-- begin --

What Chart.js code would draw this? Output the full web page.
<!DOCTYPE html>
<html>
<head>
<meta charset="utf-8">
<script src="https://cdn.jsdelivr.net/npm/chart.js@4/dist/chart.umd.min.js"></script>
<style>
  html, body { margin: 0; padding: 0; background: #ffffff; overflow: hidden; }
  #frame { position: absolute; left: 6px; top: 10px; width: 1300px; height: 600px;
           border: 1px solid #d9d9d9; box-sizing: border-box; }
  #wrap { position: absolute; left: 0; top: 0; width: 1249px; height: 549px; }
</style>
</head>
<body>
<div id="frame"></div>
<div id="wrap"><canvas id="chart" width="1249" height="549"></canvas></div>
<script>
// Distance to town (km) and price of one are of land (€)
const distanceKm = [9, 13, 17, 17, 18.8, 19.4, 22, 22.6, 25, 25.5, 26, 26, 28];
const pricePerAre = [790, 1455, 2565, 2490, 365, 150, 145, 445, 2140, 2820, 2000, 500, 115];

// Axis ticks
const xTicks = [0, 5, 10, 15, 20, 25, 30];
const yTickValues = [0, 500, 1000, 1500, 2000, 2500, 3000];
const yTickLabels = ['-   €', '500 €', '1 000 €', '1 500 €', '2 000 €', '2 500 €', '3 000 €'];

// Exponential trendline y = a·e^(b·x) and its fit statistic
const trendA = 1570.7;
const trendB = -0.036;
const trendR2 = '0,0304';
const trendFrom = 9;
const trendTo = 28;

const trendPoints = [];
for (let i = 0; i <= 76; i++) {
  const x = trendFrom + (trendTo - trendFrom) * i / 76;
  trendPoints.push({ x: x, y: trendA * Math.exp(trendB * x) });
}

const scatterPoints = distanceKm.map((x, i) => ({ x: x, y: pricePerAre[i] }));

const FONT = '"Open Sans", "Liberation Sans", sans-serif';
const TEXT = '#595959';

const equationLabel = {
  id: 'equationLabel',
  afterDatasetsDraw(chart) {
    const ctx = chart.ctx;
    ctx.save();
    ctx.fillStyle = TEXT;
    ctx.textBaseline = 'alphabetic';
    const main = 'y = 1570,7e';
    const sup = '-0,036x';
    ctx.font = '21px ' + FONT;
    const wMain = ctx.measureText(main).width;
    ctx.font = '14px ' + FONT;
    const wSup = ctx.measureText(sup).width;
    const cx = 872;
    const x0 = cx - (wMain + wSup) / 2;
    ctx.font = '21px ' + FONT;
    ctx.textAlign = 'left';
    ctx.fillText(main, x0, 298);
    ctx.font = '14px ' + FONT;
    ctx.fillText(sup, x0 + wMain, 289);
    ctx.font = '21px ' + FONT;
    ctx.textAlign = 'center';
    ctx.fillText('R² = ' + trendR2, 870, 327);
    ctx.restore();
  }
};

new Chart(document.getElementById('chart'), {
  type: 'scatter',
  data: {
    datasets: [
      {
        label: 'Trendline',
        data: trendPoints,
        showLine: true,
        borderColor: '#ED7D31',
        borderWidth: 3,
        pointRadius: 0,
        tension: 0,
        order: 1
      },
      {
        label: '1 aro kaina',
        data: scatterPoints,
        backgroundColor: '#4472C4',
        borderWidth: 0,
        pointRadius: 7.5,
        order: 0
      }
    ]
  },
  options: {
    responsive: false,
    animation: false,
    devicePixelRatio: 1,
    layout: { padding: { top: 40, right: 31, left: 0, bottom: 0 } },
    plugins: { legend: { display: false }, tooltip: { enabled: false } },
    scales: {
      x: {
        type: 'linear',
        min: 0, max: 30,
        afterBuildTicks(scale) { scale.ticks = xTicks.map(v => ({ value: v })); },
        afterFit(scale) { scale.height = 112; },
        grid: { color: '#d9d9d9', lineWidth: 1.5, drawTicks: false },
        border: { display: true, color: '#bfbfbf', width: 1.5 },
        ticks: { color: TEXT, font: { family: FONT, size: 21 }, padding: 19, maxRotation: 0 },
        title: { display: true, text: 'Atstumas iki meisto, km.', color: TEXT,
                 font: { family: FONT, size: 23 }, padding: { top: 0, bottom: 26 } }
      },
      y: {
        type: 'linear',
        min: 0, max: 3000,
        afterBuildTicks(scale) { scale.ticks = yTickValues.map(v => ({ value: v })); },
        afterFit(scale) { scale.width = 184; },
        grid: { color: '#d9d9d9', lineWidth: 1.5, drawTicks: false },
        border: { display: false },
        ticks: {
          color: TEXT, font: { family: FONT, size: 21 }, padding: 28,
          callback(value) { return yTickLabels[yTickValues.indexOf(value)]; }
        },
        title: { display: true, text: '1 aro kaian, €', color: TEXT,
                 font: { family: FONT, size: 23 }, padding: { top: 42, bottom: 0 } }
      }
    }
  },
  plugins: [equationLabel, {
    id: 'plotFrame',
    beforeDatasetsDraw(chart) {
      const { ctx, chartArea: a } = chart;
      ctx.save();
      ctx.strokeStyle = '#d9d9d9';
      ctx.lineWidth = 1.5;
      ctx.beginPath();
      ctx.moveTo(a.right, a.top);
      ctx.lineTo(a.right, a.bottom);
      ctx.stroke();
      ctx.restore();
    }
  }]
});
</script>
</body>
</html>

-- end --

TASK INSTRUCTIONS:
Up to and including the line with "const TEXT = '#595959';", repeat the data exactly, starting from its first line; nothing else belongs in the response.

RESPONSE TO THE TASK:
What Chart.js code would draw this? Output the full web page.
<!DOCTYPE html>
<html>
<head>
<meta charset="utf-8">
<script src="https://cdn.jsdelivr.net/npm/chart.js@4/dist/chart.umd.min.js"></script>
<style>
  html, body { margin: 0; padding: 0; background: #ffffff; overflow: hidden; }
  #frame { position: absolute; left: 6px; top: 10px; width: 1300px; height: 600px;
           border: 1px solid #d9d9d9; box-sizing: border-box; }
  #wrap { position: absolute; left: 0; top: 0; width: 1249px; height: 549px; }
</style>
</head>
<body>
<div id="frame"></div>
<div id="wrap"><canvas id="chart" width="1249" height="549"></canvas></div>
<script>
// Distance to town (km) and price of one are of land (€)
const distanceKm = [9, 13, 17, 17, 18.8, 19.4, 22, 22.6, 25, 25.5, 26, 26, 28];
const pricePerAre = [790, 1455, 2565, 2490, 365, 150, 145, 445, 2140, 2820, 2000, 500, 115];

// Axis ticks
const xTicks = [0, 5, 10, 15, 20, 25, 30];
const yTickValues = [0, 500, 1000, 1500, 2000, 2500, 3000];
const yTickLabels = ['-   €', '500 €', '1 000 €', '1 500 €', '2 000 €', '2 500 €', '3 000 €'];

// Exponential trendline y = a·e^(b·x) and its fit statistic
const trendA = 1570.7;
const trendB = -0.036;
const trendR2 = '0,0304';
const trendFrom = 9;
const trendTo = 28;

const trendPoints = [];
for (let i = 0; i <= 76; i++) {
  const x = trendFrom + (trendTo - trendFrom) * i / 76;
  trendPoints.push({ x: x, y: trendA * Math.exp(trendB * x) });
}

const scatterPoints = distanceKm.map((x, i) => ({ x: x, y: pricePerAre[i] }));

const FONT = '"Open Sans", "Liberation Sans", sans-serif';
const TEXT = '#595959';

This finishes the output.